Heidi Przybyla, Bloomberg - Summers, a Harvard economist who worked under Rubin in the Treasury before replacing him as secretary, joined his boss in defeating an effort to rein in over- the-counter derivatives in 1998.

Brooksley Born, then commissioner of the Commodity Futures Trading Commission, wanted to examine regulating the derivatives, including credit-default swaps, saying they posed "grave dangers'' to the economy. Federal Reserve Chairman Alan Greenspan and Rubin issued a rebuke, saying in a statement that they seriously questioned the scope of the CFTC's jurisdiction in this area.

Summers called Born and said he was with bank representatives in his office and they believed that the regulation would lead to an economic crisis, according to a person familiar with the situation who asked to remain anonymous. Summers declined to be interviewed for this article.

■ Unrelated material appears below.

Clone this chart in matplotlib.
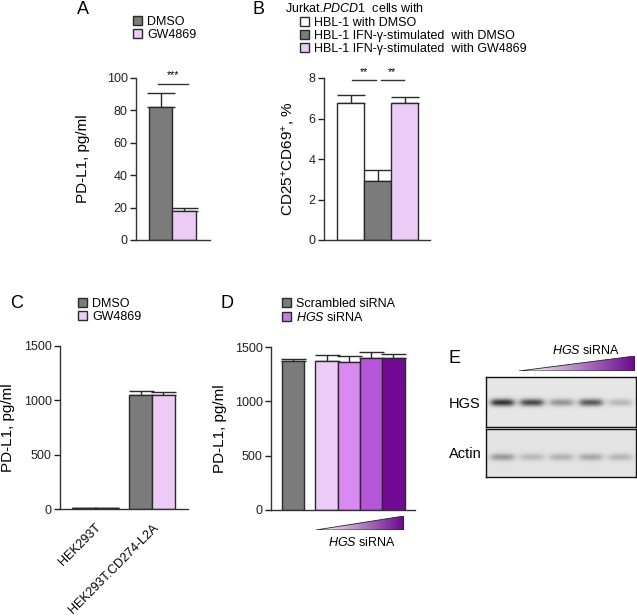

Summers and Rubin also helped secure passage of the 1999 Gramm-Leach-Bliley Act, aimed at spurring competition in banking. The law repealed the 1933 Glass-Steagall Act, which had prohibited commercial banks from offering investment and insurance services. Summers, 54, helped craft the legislation, and Rubin urged Congress to pass it and Clinton to sign it. . .

JANET NAPOLITANO

According to David Savage in the LA Times:

- As governor of Arizona, Janet Napolitano last year signed into law the nation's harshest penalty for employers who knowingly hire illegal immigrants, a measure that would take away their business licenses for a second violation.

- She signed a law that would take away the business license for the second violation of a company hiring illegal immigrants, what she called the "business death penalty." The Mexican American Legal Defense and Education Fund and the U.S. Chamber of Commerce went to court to block the measure. It has been approved by a federal judge but is under appeal.

- She opposed punishment against immigrants who are already here.

- She vetoed a bill that would have prevent illegal immigrants from getting state tuition assistance.

- She vetoes a bill that would have require the police to arrest illegal immigrants.

- She has an approval rating over 70%

- John Trazvina, president of the Mexican American Legal Defense and Education Fund: "Arizona has become one of the worst states for immigrants in this country."

- She did not support a border fence. Her reaction: "You show me a 50-foot wall, and I'll show you a 51-foot ladder," she has said.

- She favors a "temporary worker program with no amnesty."